Изучающего «причуды судьбы» Леонида Юзефовича давно занимает мысль, что даже самая причудливо закрученная биография далеко не уникальна, и узор одной может сквозь века накладываться на другую — подобно тому, как в лице случайно встреченного человека вдруг проступают черты твоего давнего знакомого (возможно, похороненного). Но в паззлах, которые складывает Юзефович, ничего «случайного» не бывает. Всякая оптическая иллюзия чревата сюрпризом: это и есть тот самый твой знакомый, только мимикрировавший со временем и обстоятельствами, а ничуть не мертвый.
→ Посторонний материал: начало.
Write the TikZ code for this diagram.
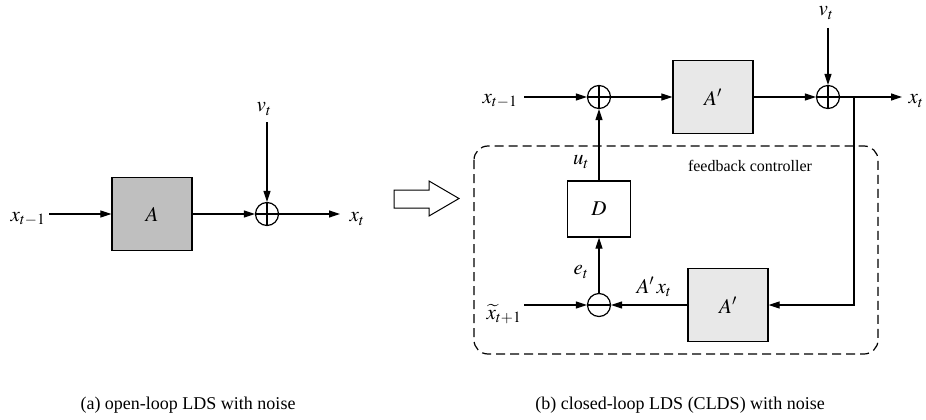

Смерть, реальная или мнимая, но неизбежная — еще одна важная тема «Филэллина», помимо всего прочего, еще и увлекательного авантюрного романа с динамичными батальными эпизодами (в том числе осады афинского Акрополя). Однако главная баталия тут разворачивается не между греками и турками, между «крестом и полумесяцем» (и даже не между вселившимися в греческих и турецких воинов «журавлями и карликами», как в одноименном романе Юзефовича о вечной схватке, на которой держится всё мироздание). Главный бой идет между смертными людьми и зловещим персонажем греческой мифологии Хароном: «...раньше он в ладье возил мертвых в елисейские поля через туманную реку, а теперь не поймешь кто — не то квартальный на кладбище, не то фельдъегерь у царя смерти, не то сама смерть и есть».
Исход этой битвы каждому заранее известен, но «в том-то и утешение», как замечает странствующий греческий лекарь, чьи холодные размышления в романе оттеняют безбашенный русский фатализм и как бы обрамляют его строгим меандровым орнаментом.